We kept it light and never mean but we would most definitely keep it snarky. It was a great outlet to discourse about those things that the interwebs are aflutter about but conversation topics that may not have as much traction in real life if you're not the sort to wade in the shallow end of the news pool.
But losing the blog didn't mean I lost my pop culture appetite or my need to vent about it. If I still contributed to Chick Wit, you would read lots of posts from me. I would post about how I love the Buzzfeed posts that show up in my Facebook timeline, the ones that point out the simple, happy pleasures in life and offset the far-too frequently occurring mass shootings and negativity. I would wax poetic about my love of the NPR Pop Culture Happy Hour podcast and how I know that if Linda Holmes and I ever met we would be besties for life. Or I would post about the absurdity of the Kimye thing—not their relationship, but the media's relationship with them. What else, you ask? Thanks for asking.
I would write all the posts about all the things. Such as...
... pondering Shailene Woodley, the actress of the year with starring roles in the Divergent series, The Fault in Our Stars and also The Spectacular Now. All of these books I've read, loved and I look forward to all of their the movies but I'm slightly confused at why these three giant YA-based movies feature the same actress. No dis to her, I think she's awesome. Just wondering. And the ick factor of Woodley's Divergent brother being her The Fault in our Stars boyfriend is uber-creepy. Creepier than falling in love with overbearing sparkle-vampires.
Did you see...
Mila Kunis on Jimmy Kimmel, ranting about how men need to stop saying "We're pregnant"? OMG Love. Her. From what I've seen of her in the media, she's a breath of fresh air, the kind of girl you could flop down next to on the couch with your ice cream or your cheese fries and share a nosh while complaining about swollen ankles or sore boobs from breastfeeding.
And I can't forget ...
... Against Me!, a Florida-based punk rock band whose music I've celebrated for a few years now, is fronted by the incredibly amazing Laura Jane Grace. An amazing transgendered woman who was once Tom Gabel. I can only describe Ms. Grace as brave for being herself, despite what must have been difficult circumstances. It says so much about the punk rock community that there has been so much support for her transition.
My kids are getting their early film education through the wide variety of early movies and television shows they would otherwise not have access to. I mean, MST3K isn't on anymore, is it?
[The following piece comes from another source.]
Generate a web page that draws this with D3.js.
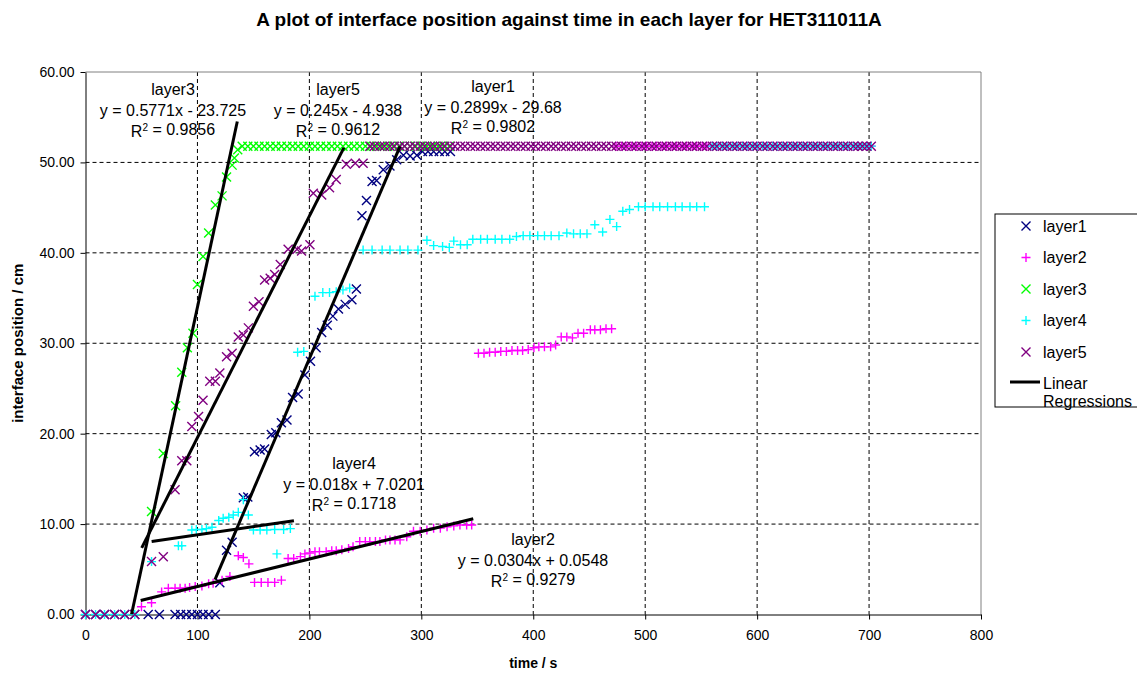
<!DOCTYPE html>
<html>
<head>
<meta charset="utf-8">
<script src="https://cdn.jsdelivr.net/npm/d3@7"></script>
<style>
  body { margin: 0; background: #fff; }
  text { font-family: "Liberation Sans", Arial, sans-serif; }
</style>
</head>
<body>
<svg id="chart" width="1137" height="675"></svg>
<script>
// time (s), interface position (cm) for each layer
const layer1 = [[0,0],[9,0],[17,0],[26,0],[35,0],[44,0],[56,0],[66,0],[80,0],[85,0],[90,0],[95,0],[100,0],[105,0],[110,0],[116,0],
  [120,3.5],[126,7.1],[131,8.0],[141,12.9],[145,13.0],[151,18.0],[156,18.2],[160,18.3],[166,19.9],[170,20.1],[175,21.2],[180,21.5],
  [185,24.0],[190,24.4],[196,26.5],[201,28.0],[206,29.5],[211,31.2],[216,32.0],[221,33.0],[226,33.8],
  [232,34.3],[238,34.8],[242,36.0],[247,44.1],[251,45.8],[256,47.9],[260,48.0],[266,49.2],[272,49.6],[278,50.3],[284,50.8],[290,50.7],[296,50.8],
  [301,51.2],[306,51.2],[311,51.2],[316,51.2],[321,51.2],[326,51.2]];

const layer2 = [[50,0.86],[59,1.3],[68,2.5],[74,2.9],[80,2.9],[84.5,2.9],[89,2.9],[93,3.0],[98,3.1],[104,3.15],[110,3.4],[114,3.45],[122,3.8],[129,4.2],
  [136.5,6.5],[141,6.3],[146,5.6],[151,3.55],[157,3.55],[163,3.55],[169,3.55],[175,3.8],[181,6.2],[186,6.2],[192,6.4],[196,6.7],[200.5,6.8],
  [205,6.95],[209,6.95],[215,6.95],[220,7.05],[224,7.05],[229,7.15],[235,7.3],[239,7.5],[245,8.06],[250,8.06],[254,8.06],[259,8.06],[263,8.06],
  [268,8.25],[272,8.25],[276.5,8.25],[281,8.25],[287,8.6],[293,9.2],[299,9.2],[305,9.35],[311,9.55],[317,9.55],[323,9.7],[329,9.8],[334.5,9.9],[340.5,9.9],[345,9.9],
  [351,28.9],[356,28.9],[361,29.0],[366,29.0],[371,29.1],[376,29.1],[381,29.2],[386,29.2],[390.5,29.2],[395.5,29.3],[400.6,29.5],[405,29.6],[410,29.6],
  [415.5,29.6],[420,29.8],[425,30.7],[430,30.7],[435,30.6],[440,31.1],[445,31.1],[451,31.5],[455,31.5],[460,31.5],[465,31.6],[470,31.6],
  [474,51.8],[479,51.8],[483,51.8],[488,51.8],[492,51.8],[497,51.8],[501,51.8],[506,51.8],[510,51.8],[515,51.8],[519,51.8],[524,51.8],[528,51.8],
  [533,51.8],[537,51.8],[542,51.8],[546,51.8],[551,51.8],[555,51.8],[560,51.8],[564,51.8],[569,51.8],[573,51.8],[578,51.8],[582,51.8],[587,51.8],
  [591,51.8],[596,51.8],[600,51.8],[605,51.8],[609,51.8],[614,51.8],[618,51.8],[623,51.8],[627,51.8],[632,51.8],[636,51.8],[641,51.8],[645,51.8],
  [650,51.8],[654,51.8],[659,51.8],[663,51.8],[668,51.8],[672,51.8],[677,51.8],[681,51.8],[686,51.8],[690,51.8],[694,51.8],[698,51.8],[702,51.8]];

const layer3 = [[59,11.4],[69.5,17.8],[80.5,23.1],[86,26.8],[91,29.5],[96,31.1],[100,36.5],[105,39.6],[110,42.2],[116,45.3],[122,46.3],[126,48.4],
  [131,49.7],[133,50.5],[136,51.4],
  [140,51.8],[145,51.8],[150,51.8],[155,51.8],[160,51.8],[165,51.8],[170,51.8],[175,51.8],[180,51.8],[185,51.8],[190,51.8],[195,51.8],[200,51.8],
  [205,51.8],[210,51.8],[215,51.8],[220,51.8],[225,51.8],[230,51.8],[235,51.8],[240,51.8],[245,51.8],[250,51.8],[255,51.8],[260,51.8],[265,51.8],
  [270,51.8],[275,51.8],[280,51.8],[285,51.8],[290,51.8],[295,51.8],[300,51.8],[305,51.8],[310,51.8],[315,51.8],[320,51.8],[325,51.8]];

const layer4 = [[0,0],[9,0],[17,0],[26,0],[35,0],[44,0],[59,5.85],[83,7.6],[86,7.6],[95,9.35],[99,9.4],[104,9.4],[108,9.5],[113,9.65],
  [119,10.4],[123,10.65],[128,10.75],[132,11.0],[136.5,11.3],[141,12.7],[145.5,11.0],[150,9.35],[156,9.35],[162,9.35],[169,9.4],[171,6.7],[177,9.4],[183,9.5],
  [189.5,29.0],[195,29.1],[205,35.2],[212,35.6],[218,35.6],[224,35.7],[230,35.9],[236,36.1],
  [248,40.3],[256,40.3],[265,40.3],[272,40.3],[281,40.3],[288,40.3],[297,40.3],[305,41.4],[311,40.8],[319,40.7],[325,40.6],[329,41.3],[335,40.9],
  [341,40.9],[346,41.5],[353,41.5],[359,41.5],[366,41.5],[372,41.5],[379,41.5],[385,41.8],[391,41.9],[397,41.9],[404,41.9],[410,41.9],[416,41.9],
  [423,41.9],[430,42.2],[436,42.1],[442,42.1],[448,42.1],[455,43.1],[462,42.3],[468.5,43.7],[474.5,42.9],[480,44.6],[486,44.8],
  [494,45.1],[500,45.1],[507,45.1],[513,45.1],[520,45.1],[527,45.1],[533,45.1],[540,45.1],[546,45.1],[553,45.1],
  [560,51.8],[564,51.8],[569,51.8],[573,51.8],[578,51.8],[582,51.8],[587,51.8],[591,51.8],[596,51.8],[600,51.8],[605,51.8],[609,51.8],[614,51.8],
  [618,51.8],[623,51.8],[627,51.8],[632,51.8],[636,51.8],[641,51.8],[645,51.8],[650,51.8],[654,51.8],[659,51.8],[663,51.8],[668,51.8],[672,51.8],
  [677,51.8],[681,51.8],[686,51.8],[690,51.8],[694,51.8],[698,51.8],[702,51.8]];

const layer5 = [[0,0],[9,0],[17,0],[26,0],[35,0],[44,0],[59,5.85],[69.5,6.4],[80,13.8],[86,17.0],[90.5,17.0],[95,20.8],[101,21.9],[105,23.7],
  [111,25.8],[116,25.8],[120,26.7],[126,28.5],[131,28.9],[136.5,30.7],[141,30.9],[145.5,31.7],[150,34.1],[155,34.6],[160,37.0],[165,37.2],
  [169,37.6],[174,38.7],[181,40.4],[189,40.4],[193,40.2],[200.5,40.9],[203.5,46.6],[211,46.4],[218,47.2],[224,48.1],[233,49.8],[241,49.9],[248,49.9],
  [254,51.8],[258,51.8],[263,51.8],[267,51.8],[272,51.8],[276,51.8],[281,51.8],[285,51.8],[290,51.8],[294,51.8],[299,51.8],[303,51.8],[308,51.8],
  [312,51.8],[317,51.8],[321,51.8],[326,51.8],[330,51.8],[335,51.8],[339,51.8],[344,51.8],[348,51.8],[353,51.8],[357,51.8],[362,51.8],[366,51.8],
  [371,51.8],[375,51.8],[380,51.8],[384,51.8],[389,51.8],[393,51.8],[398,51.8],[402,51.8],[407,51.8],[411,51.8],[416,51.8],[420,51.8],[425,51.8],
  [429,51.8],[434,51.8],[438,51.8],[443,51.8],[447,51.8],[452,51.8],[456,51.8],[461,51.8],[465,51.8],[470,51.8],[474,51.8],[479,51.8],[483,51.8],
  [488,51.8],[492,51.8],[497,51.8],[501,51.8],[506,51.8],[510,51.8],[515,51.8],[519,51.8],[524,51.8],[528,51.8],[533,51.8],[537,51.8],[542,51.8],
  [546,51.8],[551,51.8],[555,51.8],[560,51.8],[564,51.8],[569,51.8],[573,51.8],[578,51.8],[582,51.8],[587,51.8],[591,51.8],[596,51.8],[600,51.8],
  [605,51.8],[609,51.8],[614,51.8],[618,51.8],[623,51.8],[627,51.8],[632,51.8],[636,51.8],[641,51.8],[645,51.8],[650,51.8],[654,51.8],[659,51.8],
  [663,51.8],[668,51.8],[672,51.8],[677,51.8],[681,51.8],[686,51.8],[690,51.8],[694,51.8],[698,51.8],[702,51.8]];

const seriesNames = ["layer1", "layer2", "layer3", "layer4", "layer5"];
const xTicks = [0, 100, 200, 300, 400, 500, 600, 700, 800];
const yTicks = [0, 10, 20, 30, 40, 50, 60];

// linear trendlines: slope, intercept, x range they were fitted over
const trendNames = ["layer3", "layer5", "layer1", "layer4", "layer2"];
const trendSlope = [0.5771, 0.245, 0.2899, 0.018, 0.0304];
const trendIntercept = [-23.725, -4.938, -29.68, 7.0201, 0.0548];
const trendFrom = [41.1, 50.2, 115.7, 59.1, 49.3];
const trendTo = [135.6, 230.9, 281, 186.2, 346.4];
const trendR2 = ["0.9856", "0.9612", "0.9802", "0.1718", "0.9279"];

// styling / layout
const colors = {layer1: "#000080", layer2: "#ff00ff", layer3: "#00ff00", layer4: "#00ffff", layer5: "#800080"};
const shapes = {layer1: "x", layer2: "+", layer3: "x", layer4: "+", layer5: "x"};
const labelPos = {layer3: [173, 89], layer5: [338, 89], layer1: [493, 86], layer4: [354, 463], layer2: [533, 539]};

const plot = {left: 85.5, right: 981, top: 72, bottom: 614.5};
const svg = d3.select("#chart");
svg.append("rect").attr("width", 1137).attr("height", 675).attr("fill", "#fff");

const x = d3.scaleLinear().domain([0, 800]).range([plot.left, plot.right]);
const y = d3.scaleLinear().domain([0, 60]).range([plot.bottom, plot.top]);

// gridlines
svg.append("g").selectAll("line")
    .data(yTicks.filter(d => d > 0 && d < 60))
    .join("line")
    .attr("x1", plot.left).attr("x2", plot.right)
    .attr("y1", d => y(d)).attr("y2", d => y(d))
    .attr("stroke", "#000").attr("stroke-dasharray", "4,3").attr("stroke-width", 1);
svg.append("g").selectAll("line")
    .data(xTicks.filter(d => d > 0 && d < 800))
    .join("line")
    .attr("y1", plot.top).attr("y2", plot.bottom)
    .attr("x1", d => x(d)).attr("x2", d => x(d))
    .attr("stroke", "#000").attr("stroke-dasharray", "4,3").attr("stroke-width", 1);

// plot area border (top / right)
svg.append("path")
    .attr("d", `M${plot.left},${plot.top}H${plot.right}V${plot.bottom}`)
    .attr("fill", "none").attr("stroke", "#808080");

// axes
const yAxis = svg.append("g")
    .attr("transform", `translate(${plot.left},0)`)
    .call(d3.axisLeft(y).tickValues(yTicks).tickFormat(d3.format(".2f")).tickSize(5).tickSizeOuter(0).tickPadding(6));
const xAxis = svg.append("g")
    .attr("transform", `translate(0,${plot.bottom})`)
    .call(d3.axisBottom(x).tickValues(xTicks).tickFormat(d3.format("d")).tickSize(5).tickSizeOuter(0).tickPadding(11));
[yAxis, xAxis].forEach(g => {
  g.selectAll("text").attr("font-size", 14).attr("font-family", "Liberation Sans, Arial, sans-serif").attr("fill", "#000");
  g.select(".domain").attr("stroke", "#000");
  g.selectAll(".tick line").attr("stroke", "#000");
});

// markers
const markerPath = {
  "x": "M-4.5,-4.5L4.5,4.5M-4.5,4.5L4.5,-4.5",
  "+": "M-4.5,0H4.5M0,-4.5V4.5"
};
const seriesData = {layer1, layer2, layer3, layer4, layer5};
seriesNames.forEach(name => {
  svg.append("g").selectAll("path")
      .data(seriesData[name])
      .join("path")
      .attr("transform", d => `translate(${x(d[0])},${y(d[1])})`)
      .attr("d", markerPath[shapes[name]])
      .attr("fill", "none")
      .attr("stroke", colors[name])
      .attr("stroke-width", 1.4);
});

// trendlines
svg.append("clipPath").attr("id", "plotClip")
  .append("rect").attr("x", plot.left).attr("y", plot.top)
  .attr("width", plot.right - plot.left).attr("height", plot.bottom - plot.top);

const trendG = svg.append("g").attr("clip-path", "url(#plotClip)");
trendNames.forEach((name, i) => {
  const f = t => trendSlope[i] * t + trendIntercept[i];
  trendG.append("line")
      .attr("x1", x(trendFrom[i])).attr("y1", y(f(trendFrom[i])))
      .attr("x2", x(trendTo[i])).attr("y2", y(f(trendTo[i])))
      .attr("stroke", "#000").attr("stroke-width", 3);
});

// trendline labels
const fmtEq = i => {
  const b = trendIntercept[i];
  return `y = ${trendSlope[i]}x ${b < 0 ? "-" : "+"} ${Math.abs(b)}`;
};
trendNames.forEach((name, i) => {
  const [lx, ly] = labelPos[name];
  const g = svg.append("g").attr("font-size", 16).attr("fill", "#000").attr("text-anchor", "middle");
  g.append("text").attr("x", lx).attr("y", ly).attr("dy", "0.35em").text(name);
  g.append("text").attr("x", lx).attr("y", ly + 21).attr("dy", "0.35em").text(fmtEq(i));
  const r = g.append("text").attr("x", lx).attr("y", ly + 42).attr("dy", "0.35em");
  r.append("tspan").text("R");
  r.append("tspan").attr("font-size", 10).attr("dy", "-0.6em").text("2");
  r.append("tspan").attr("dy", "0.25em").text(` = ${trendR2[i]}`);
});

// titles
svg.append("text").attr("x", 569).attr("y", 26).attr("text-anchor", "middle")
    .attr("font-size", 19).attr("font-weight", "bold").text("A plot of interface position against time in each layer for HET311011A");
svg.append("text").attr("x", (plot.left + plot.right) / 2).attr("y", 668).attr("text-anchor", "middle")
    .attr("font-size", 14).attr("font-weight", "bold").text("time / s");
svg.append("text").attr("transform", `translate(23,${(plot.top + plot.bottom) / 2}) rotate(-90)`)
    .attr("text-anchor", "middle").attr("font-size", 15).attr("font-weight", "bold").text("interface position / cm");

// legend
const legend = svg.append("g");
legend.append("rect").attr("x", 995).attr("y", 214).attr("width", 160).attr("height", 193)
    .attr("fill", "#fff").attr("stroke", "#000");
const legendY = d3.scalePoint().domain(seriesNames).range([226, 352]);
seriesNames.forEach(name => {
  legend.append("path")
      .attr("transform", `translate(1026,${legendY(name)})`)
      .attr("d", markerPath[shapes[name]])
      .attr("fill", "none").attr("stroke", colors[name]).attr("stroke-width", 1.4);
  legend.append("text").attr("x", 1043).attr("y", legendY(name)).attr("dy", "0.35em")
      .attr("font-size", 16).text(name);
});
legend.append("line").attr("x1", 1010).attr("x2", 1040).attr("y1", 382).attr("y2", 382)
    .attr("stroke", "#000").attr("stroke-width", 3);
legend.append("text").attr("x", 1043).attr("y", 383).attr("dy", "0.35em").attr("font-size", 16).text("Linear");
legend.append("text").attr("x", 1043).attr("y", 401).attr("dy", "0.35em").attr("font-size", 16).text("Regressions");
</script>
</body>
</html>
And I recently added Cheers and The Wonder Years to my queue, so things just got way fun.
And finally ...
... my stunned reaction to Gwyneth Paltrow's recent need to compare her online criticism to a soldier in a war zone. Because, no. She's stuck her foot in a big, goopy mess this time (see what I did there?). With her website hawking $300+ T-shirts as must-have fashion items for stay at home moms, sound bites featuring her saying how she can't pretend to be someone who makes $25k a year or throwing shade at "stupid" Americans and their inferior dinner party conversation, she doesn't make it difficult to hate on her. It's almost too easy.
I mean, I do get it. Some people just don't give a shit. They don't care to lower themselves from their gilded perches to commiserate with the common folk. And some common folk like that—preferring to celebrate their celebrities when they promote a more perfect reality. Something to strive for, yeah?
But lines can be crossed. I might look for a knockoff of that $300 T-shirt at Target or I might consider that some opinions, stripped of pretension, might help to inform something in my own common life. However, I can’t get past comparing a rarefied existence where pretentious words garner web-based slings and arrows to an experience suffered by someone at war.
When a person lives firmly in the 1%—with no interest in understanding how the common folk do it—and when that person feels obligated to discuss how hard it can be to be so wealthy / famous / highly visible and then continues on to compare the negative feedback received by the common folk (who subscribe to the website, who buy the movie tickets and the lifestyle) as on par with surviving in a war zone?
As a military wife of 23 years, I say no. I wave the bullshit flag. I don’t understand what it’s like and I live with someone who was sent to forward deployed locations. And even though there were incoming mortar attacks he had to endure during his deployments, he was there after the active war was over, so he doesn’t even compare his experience to the experiences had by the men and women there before him, the ones who come home broken and sometimes forgotten.
Maybe some powerful people need to remember that words are powerful.